Dans ce même atelier, une autre question a été abordée : avec plus que 271 unités de recherches et plus de 14’000 chercheurs, pourquoi nous sommes toujours à une moyenne de 1.6 publications par publiant ? Pourquoi sommes-nous toujours insatisfaits de la recherche scientifique en Tunisie.

Certains ont justifié ceci par le manque de passion pour la recherche chez les jeunes doctorants. Ils ne s’y orientent que s’ils ont trouvé les portes du marché d’emploi fermé devant eux. D’autres ont fait porter la responsabilité aux enseignants chercheurs. Plusieurs d’entre eux n’entreprennent des activités de recherche que pour préparer leurs dossiers de passage de grade, dans l’objectif de bénéficier d’une augmentation de salaire, tout simplement. L’un des intervenants a rappelé : Les passionnés de recherche existent et on dispose de chercheurs turbo. Mais là c’est une tendance quasi générale qu’il faut absolument dynamiser. 

Le deuxième atelier a discuté la mobilité des enseignants et des chercheurs, de son importance dans le transfert de technologies et du savoir-faire. Or, cette mobilité sera aussi valorisante pour le chercheur lui-même. Les compétences tunisiennes à l’étranger présentes dans cet atelier se sont engagées à la fin de la discussion à faciliter la mise en place de ces conventions qui bénéficieront à la recherche scientifique en Tunisie.

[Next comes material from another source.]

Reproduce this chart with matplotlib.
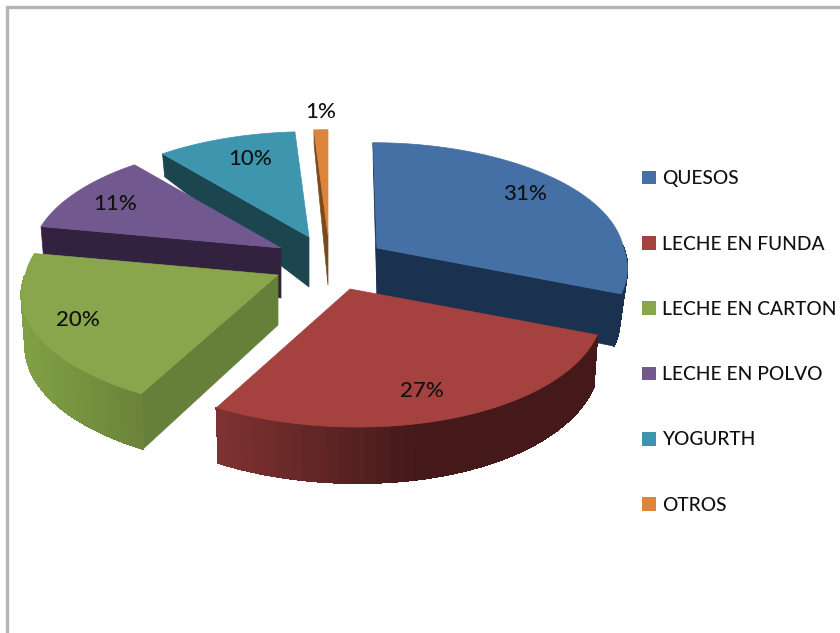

Mais quand l’un des intervenants a fait remarqué que la mobilité des enseignants et des chercheurs est couteuse, Mustapha Mezghani, chargé de mission auprès du Ministre des TIC, a rebondi : «Oui, cette mobilité est couteuse. Mais la mobilité des footballeurs est encore plus couteuse. Nous agissons en terme de stratégie de consolidation de l’image d’un pays qui promeut les valeurs de l’innovation, de la recherche scientifique et de la création de valeur».

La mobilité vers les PMEs/PMIs étaient aussi à l’ordre du jour, un des professeurs tunisiens en Allemagne, a mentionné que dans le pays de Leibniz et Gauss, «on ne peut devenir professeur en université qu’après avoir pris un poste de responsabilité dans une entreprise du domaine. Ceci est un vrai remède au gap entre l’université et l’industrie» a-t-il fait remarqué.

Finalement le troisième atelier a soulevé la question de l’évaluation de la recherche en tant que vecteur d’application de la démarche qualité pour les structures de recherches dans le pays.

Il a été ainsi recommandé de créer un comité formé par les compétences tunisiennes à l’étranger pour évaluer les travaux de recherches dans le pays. Les intervenant dans cet atelier ont d’ailleurs  fortement encouragé la promotion de la culture entrepreneuriale auprès des jeunes doctorants pour qu’ils puissent convertir leurs projets de recherche en des modèles d’affaires rentables et commercialement viables.

Mais quand on évoque la transformation des projets de recherches en des startups compétitives, ne faut-il pas d’abord redéfinir l’arsenal juridique de la propriété intellectuelle par rapport aux structures de recherche ? La réforme des lois serait en plein chantier. Une contribution des compétences Universitaires à l’étranger a été surement bénéfique.